> [TASK]:
Beginning with the first line of the data below, extract each line up to and including the one containing "plt.rcParams['mathtext.default'] = 'regular'". Copy them exactly and add nothing.

> [SOURCE MATERIAL]:
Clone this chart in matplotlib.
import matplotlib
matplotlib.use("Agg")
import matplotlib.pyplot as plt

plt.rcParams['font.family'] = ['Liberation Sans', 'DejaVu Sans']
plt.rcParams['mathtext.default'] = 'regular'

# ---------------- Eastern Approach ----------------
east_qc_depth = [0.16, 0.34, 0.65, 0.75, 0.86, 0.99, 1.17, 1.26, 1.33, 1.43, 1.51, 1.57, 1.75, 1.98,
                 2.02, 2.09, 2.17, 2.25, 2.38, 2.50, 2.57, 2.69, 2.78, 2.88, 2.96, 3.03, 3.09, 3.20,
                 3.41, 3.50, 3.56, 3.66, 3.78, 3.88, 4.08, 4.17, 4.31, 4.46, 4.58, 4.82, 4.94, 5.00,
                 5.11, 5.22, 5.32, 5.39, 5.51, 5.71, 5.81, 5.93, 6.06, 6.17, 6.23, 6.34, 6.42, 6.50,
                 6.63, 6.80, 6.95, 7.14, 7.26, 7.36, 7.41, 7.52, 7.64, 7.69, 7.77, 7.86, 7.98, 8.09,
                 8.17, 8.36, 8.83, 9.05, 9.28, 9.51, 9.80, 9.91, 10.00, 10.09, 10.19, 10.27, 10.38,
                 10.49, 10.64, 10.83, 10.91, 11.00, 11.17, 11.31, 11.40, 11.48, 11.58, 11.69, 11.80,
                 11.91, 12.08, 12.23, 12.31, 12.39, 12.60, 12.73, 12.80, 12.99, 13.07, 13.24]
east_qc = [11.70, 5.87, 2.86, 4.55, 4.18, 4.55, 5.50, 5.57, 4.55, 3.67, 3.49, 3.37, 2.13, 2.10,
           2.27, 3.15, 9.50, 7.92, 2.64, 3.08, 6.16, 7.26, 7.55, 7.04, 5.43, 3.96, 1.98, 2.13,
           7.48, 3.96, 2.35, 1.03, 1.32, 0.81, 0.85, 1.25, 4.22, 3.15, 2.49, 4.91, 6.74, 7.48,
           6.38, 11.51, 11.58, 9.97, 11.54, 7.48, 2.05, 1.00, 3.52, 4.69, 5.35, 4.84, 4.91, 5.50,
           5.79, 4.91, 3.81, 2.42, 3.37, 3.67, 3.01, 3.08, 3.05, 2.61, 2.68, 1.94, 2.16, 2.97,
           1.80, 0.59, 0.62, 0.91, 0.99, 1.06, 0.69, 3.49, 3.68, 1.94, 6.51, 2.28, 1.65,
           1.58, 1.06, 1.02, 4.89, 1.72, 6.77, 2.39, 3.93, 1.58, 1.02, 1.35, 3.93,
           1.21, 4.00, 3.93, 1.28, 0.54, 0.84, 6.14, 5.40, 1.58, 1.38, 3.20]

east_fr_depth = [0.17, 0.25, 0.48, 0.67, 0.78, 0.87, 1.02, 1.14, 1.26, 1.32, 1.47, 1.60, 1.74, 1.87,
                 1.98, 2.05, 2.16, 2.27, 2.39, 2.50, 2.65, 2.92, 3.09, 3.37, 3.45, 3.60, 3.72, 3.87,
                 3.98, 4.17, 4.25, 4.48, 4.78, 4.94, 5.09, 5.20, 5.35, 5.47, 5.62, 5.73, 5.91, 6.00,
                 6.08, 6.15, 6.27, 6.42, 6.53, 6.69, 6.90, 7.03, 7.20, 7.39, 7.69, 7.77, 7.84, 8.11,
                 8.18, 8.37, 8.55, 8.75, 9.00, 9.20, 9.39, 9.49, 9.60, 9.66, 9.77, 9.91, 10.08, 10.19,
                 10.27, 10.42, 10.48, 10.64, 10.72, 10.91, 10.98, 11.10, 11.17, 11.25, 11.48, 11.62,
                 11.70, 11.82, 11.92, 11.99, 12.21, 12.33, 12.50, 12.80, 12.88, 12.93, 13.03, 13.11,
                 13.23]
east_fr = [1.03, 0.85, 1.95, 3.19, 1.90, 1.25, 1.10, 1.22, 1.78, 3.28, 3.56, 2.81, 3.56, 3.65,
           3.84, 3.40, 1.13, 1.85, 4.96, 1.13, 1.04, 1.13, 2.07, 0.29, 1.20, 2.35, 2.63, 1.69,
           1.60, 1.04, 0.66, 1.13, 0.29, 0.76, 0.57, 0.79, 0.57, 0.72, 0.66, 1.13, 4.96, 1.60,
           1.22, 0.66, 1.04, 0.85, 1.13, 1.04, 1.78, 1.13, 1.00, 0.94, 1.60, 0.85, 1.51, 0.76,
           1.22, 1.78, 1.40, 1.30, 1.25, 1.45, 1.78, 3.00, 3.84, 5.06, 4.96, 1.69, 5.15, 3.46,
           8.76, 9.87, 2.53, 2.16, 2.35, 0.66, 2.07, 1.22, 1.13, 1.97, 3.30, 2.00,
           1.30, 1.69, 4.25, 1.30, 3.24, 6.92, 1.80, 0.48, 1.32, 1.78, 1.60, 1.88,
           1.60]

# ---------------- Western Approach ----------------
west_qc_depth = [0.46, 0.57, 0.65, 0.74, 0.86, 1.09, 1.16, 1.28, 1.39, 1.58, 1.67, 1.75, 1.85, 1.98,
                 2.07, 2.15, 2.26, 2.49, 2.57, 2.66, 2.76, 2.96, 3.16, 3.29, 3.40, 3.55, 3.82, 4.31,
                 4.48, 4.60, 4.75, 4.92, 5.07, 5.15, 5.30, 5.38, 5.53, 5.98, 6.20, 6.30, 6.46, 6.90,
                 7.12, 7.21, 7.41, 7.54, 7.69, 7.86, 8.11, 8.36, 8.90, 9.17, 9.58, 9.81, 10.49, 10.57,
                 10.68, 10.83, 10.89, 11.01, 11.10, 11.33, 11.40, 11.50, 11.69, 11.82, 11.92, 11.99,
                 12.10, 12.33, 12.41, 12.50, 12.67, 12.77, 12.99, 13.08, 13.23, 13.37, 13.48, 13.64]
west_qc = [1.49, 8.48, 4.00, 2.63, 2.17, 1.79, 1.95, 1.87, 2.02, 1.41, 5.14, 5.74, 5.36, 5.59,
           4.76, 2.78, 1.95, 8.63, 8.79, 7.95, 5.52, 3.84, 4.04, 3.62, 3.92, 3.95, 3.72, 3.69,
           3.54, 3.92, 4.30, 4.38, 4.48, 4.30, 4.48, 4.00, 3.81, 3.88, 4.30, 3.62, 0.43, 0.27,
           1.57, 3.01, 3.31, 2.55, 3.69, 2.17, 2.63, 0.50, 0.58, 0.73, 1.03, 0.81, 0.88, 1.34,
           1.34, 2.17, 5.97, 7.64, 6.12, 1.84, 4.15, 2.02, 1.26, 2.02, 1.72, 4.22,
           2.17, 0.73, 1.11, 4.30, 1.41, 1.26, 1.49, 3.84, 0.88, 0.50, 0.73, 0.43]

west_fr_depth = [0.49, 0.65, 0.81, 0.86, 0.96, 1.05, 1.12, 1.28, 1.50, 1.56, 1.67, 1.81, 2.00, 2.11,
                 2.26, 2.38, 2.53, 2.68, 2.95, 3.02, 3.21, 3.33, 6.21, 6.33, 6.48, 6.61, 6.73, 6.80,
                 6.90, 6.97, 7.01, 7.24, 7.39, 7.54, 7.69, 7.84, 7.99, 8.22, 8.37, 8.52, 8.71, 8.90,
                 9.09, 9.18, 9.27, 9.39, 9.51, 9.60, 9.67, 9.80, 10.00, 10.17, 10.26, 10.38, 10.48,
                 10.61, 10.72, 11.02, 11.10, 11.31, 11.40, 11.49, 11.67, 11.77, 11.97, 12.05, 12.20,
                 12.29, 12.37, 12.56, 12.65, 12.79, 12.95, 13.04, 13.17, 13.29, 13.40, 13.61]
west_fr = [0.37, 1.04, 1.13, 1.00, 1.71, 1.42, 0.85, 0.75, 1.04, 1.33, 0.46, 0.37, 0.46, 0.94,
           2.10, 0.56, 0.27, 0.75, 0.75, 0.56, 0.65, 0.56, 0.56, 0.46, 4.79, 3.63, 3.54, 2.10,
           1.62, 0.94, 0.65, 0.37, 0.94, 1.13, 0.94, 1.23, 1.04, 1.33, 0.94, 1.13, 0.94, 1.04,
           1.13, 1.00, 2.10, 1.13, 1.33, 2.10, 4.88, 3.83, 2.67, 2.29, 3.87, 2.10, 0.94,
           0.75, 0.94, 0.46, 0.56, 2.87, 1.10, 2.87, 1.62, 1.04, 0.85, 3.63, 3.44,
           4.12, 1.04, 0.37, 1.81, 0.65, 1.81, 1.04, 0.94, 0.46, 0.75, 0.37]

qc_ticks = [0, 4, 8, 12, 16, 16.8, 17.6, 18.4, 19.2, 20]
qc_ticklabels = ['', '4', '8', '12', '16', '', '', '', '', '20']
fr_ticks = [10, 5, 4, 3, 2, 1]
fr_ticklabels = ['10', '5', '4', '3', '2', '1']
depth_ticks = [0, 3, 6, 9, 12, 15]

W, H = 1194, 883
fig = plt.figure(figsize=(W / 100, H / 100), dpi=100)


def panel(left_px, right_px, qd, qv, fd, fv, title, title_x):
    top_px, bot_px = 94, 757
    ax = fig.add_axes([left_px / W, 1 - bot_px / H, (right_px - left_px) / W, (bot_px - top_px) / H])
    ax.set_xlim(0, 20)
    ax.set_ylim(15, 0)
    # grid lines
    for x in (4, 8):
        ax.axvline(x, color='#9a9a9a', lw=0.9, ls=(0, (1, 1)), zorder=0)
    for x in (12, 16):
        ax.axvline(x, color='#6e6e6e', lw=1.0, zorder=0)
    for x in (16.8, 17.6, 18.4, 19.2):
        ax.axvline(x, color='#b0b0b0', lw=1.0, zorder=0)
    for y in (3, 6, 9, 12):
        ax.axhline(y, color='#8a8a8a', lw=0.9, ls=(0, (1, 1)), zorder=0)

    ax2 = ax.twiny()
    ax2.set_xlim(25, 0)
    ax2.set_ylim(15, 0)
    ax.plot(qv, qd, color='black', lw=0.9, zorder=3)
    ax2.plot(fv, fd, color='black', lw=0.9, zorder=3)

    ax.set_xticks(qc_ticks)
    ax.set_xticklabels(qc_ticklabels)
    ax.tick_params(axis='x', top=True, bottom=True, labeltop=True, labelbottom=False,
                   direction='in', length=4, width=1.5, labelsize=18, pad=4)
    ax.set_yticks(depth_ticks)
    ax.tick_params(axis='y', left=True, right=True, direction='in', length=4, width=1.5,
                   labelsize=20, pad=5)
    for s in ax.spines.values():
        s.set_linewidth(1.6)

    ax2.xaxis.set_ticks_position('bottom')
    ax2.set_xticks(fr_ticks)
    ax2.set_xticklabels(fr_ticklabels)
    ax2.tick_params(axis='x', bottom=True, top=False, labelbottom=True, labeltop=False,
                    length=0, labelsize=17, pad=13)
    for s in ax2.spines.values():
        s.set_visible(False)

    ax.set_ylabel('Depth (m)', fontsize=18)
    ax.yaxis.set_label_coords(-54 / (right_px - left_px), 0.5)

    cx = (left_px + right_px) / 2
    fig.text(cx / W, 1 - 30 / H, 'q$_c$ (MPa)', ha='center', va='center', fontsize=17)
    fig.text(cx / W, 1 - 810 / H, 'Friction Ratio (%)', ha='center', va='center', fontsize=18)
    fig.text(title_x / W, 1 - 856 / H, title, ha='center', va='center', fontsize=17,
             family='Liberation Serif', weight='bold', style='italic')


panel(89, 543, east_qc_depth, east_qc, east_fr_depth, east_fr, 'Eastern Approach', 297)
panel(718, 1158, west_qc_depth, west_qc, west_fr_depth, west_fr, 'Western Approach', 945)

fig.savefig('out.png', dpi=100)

> [ANSWER FOR THE TASK]:
Clone this chart in matplotlib.
import matplotlib
matplotlib.use("Agg")
import matplotlib.pyplot as plt

plt.rcParams['font.family'] = ['Liberation Sans', 'DejaVu Sans']
plt.rcParams['mathtext.default'] = 'regular'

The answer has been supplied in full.